Like I said, it’s a fairly common concept, and this should give you an idea of how I would read passages such as  Lev. 17:11 Ps. 72:14 John 6:53-54 Rev. 12:11.

Theological reasons. The last reason I said what I did basically takes the last two points and draws some theological conclusions. The problem is that if we say that Christ’s blood, the actual physical hemoglobin, had healing or spiritual power we are functional docetists,

Docetism is a subdivision of the ancient heresy of Gnosticism. Gnostics believed that the material world was bad, and the immaterial (“spiritual”) world was superior. In contrast, the Bible tells us when God created the physical world he repeatedly called it “good.” The docetists applied this principle to the incarnation and therefore denied that Jesus Christ (who is good) took on a real, material, fully human body (which, in their minds, would be bad). The Greek term dokéo means “to seem,” as in Jesus only seemed to possess a material body. And so while there aren’t many explicit docetists in the church today, many are functional docetists because of what they believe about Christ’s humanity.

Jesus’ body was fully human, and humans (even perfectly sinless humans) do not possess magic or supernatural blood. His blood was the blood of a normal human being. And so just as real, normal humans do not have special properties to their hemoglobin, neither did Jesus. In terms of its physical nature, his blood was no different than the blood of any other ancient Mediterranean Jewish male. That’s not to take away from the glory of the incarnation. Rather I say that to robustly affirm the incarnation. Jesus became a real human, not a superhuman.

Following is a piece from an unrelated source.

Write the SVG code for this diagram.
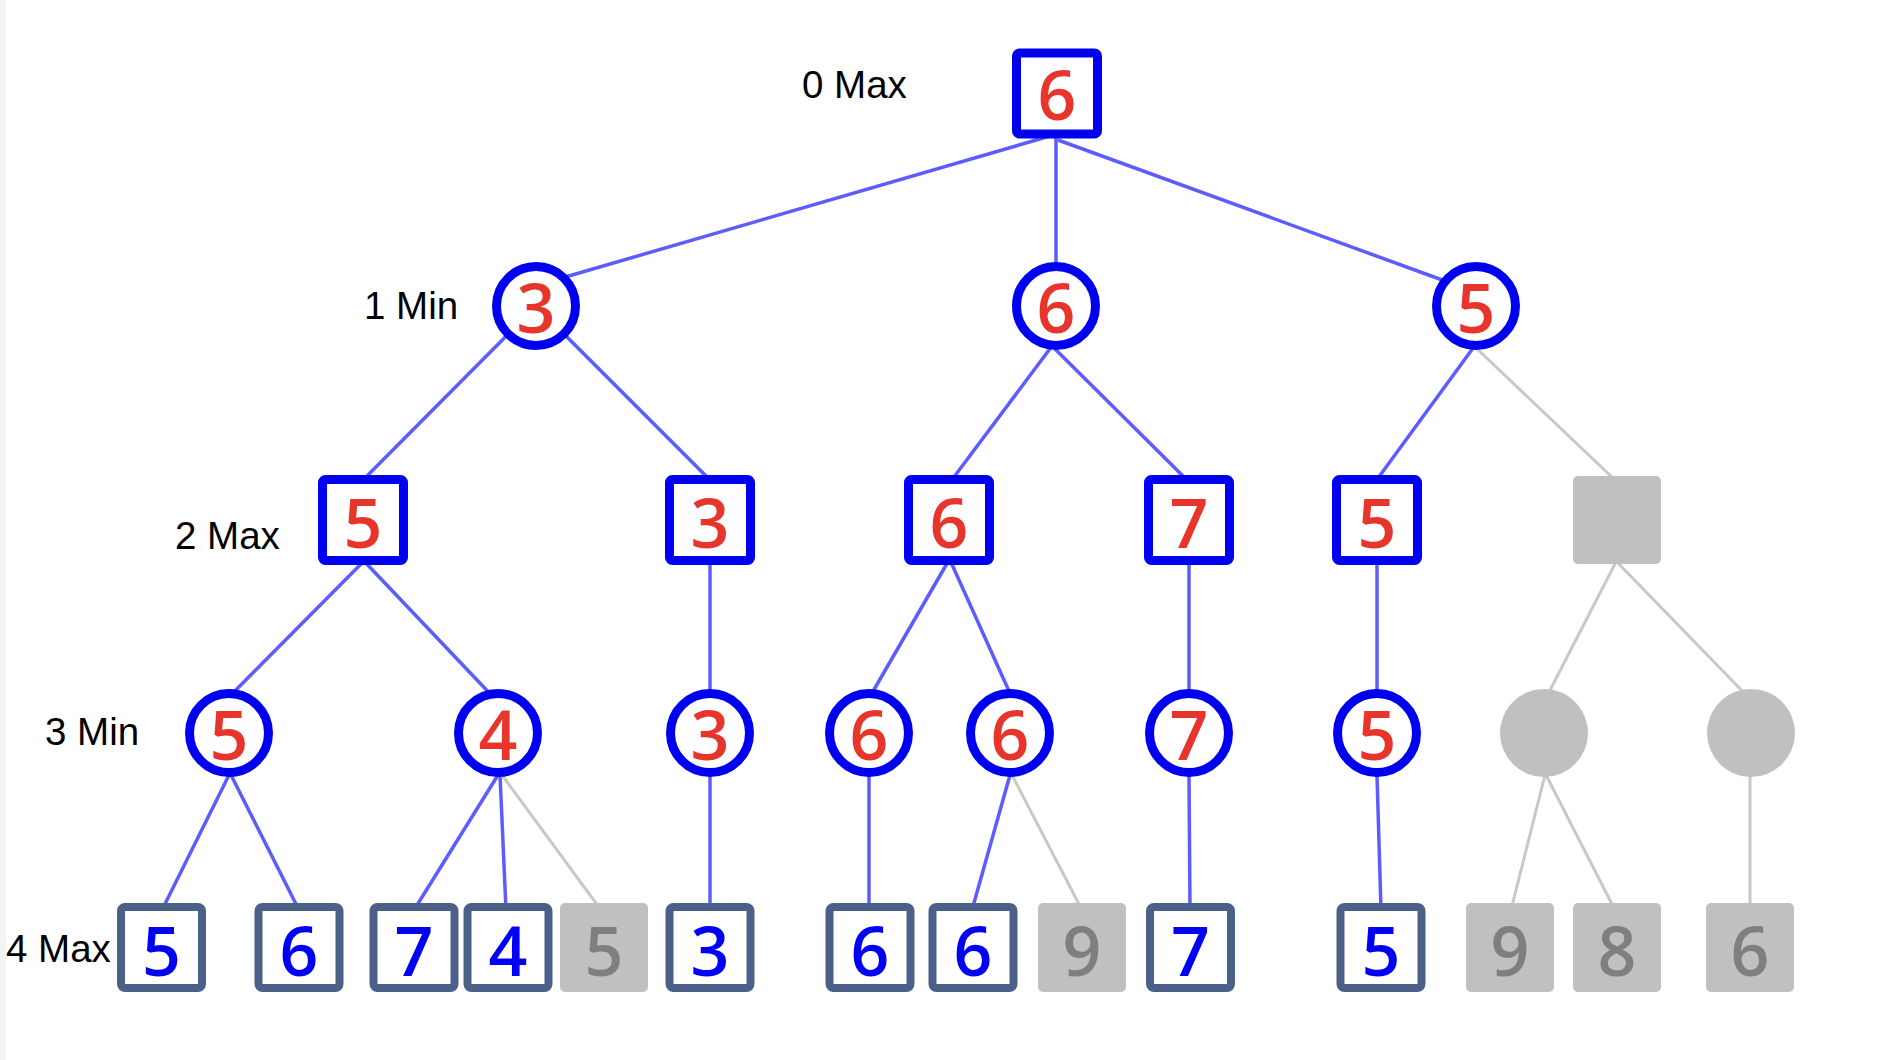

I should probably also clarify something I said that would be misunderstood. I wrote, “There’s nothing ontologically special about Jesus’ blood.” The key word for me in writing that was “ontologically.” In technical terms people are confusing ethics with ontology (being or nature). The worth of Christ’s sacrifice was because he was morally perfect (“without spot or wrinkle”), not because of any physical characteristics of his humanity (such as his blood). If there were, he wouldn’t be truly human, and therefore an unfit substitute for fallen and sinful humans. I believe this is a category confusion, and one that endangers a robust biblical Christology.

The Bible is very clear that our fallenness is a moral/ethical problem (rebellion to our Creator), and not an ontological/metaphysical problem (some about our created nature/being). Therefore the solution to the problem is moral as well, not ontological (it’s Christ’s obedience that is valued, not his hemoglobin).

The “blood” of Jesus– as in the value, power, and efficacy of his death– is of infinite value.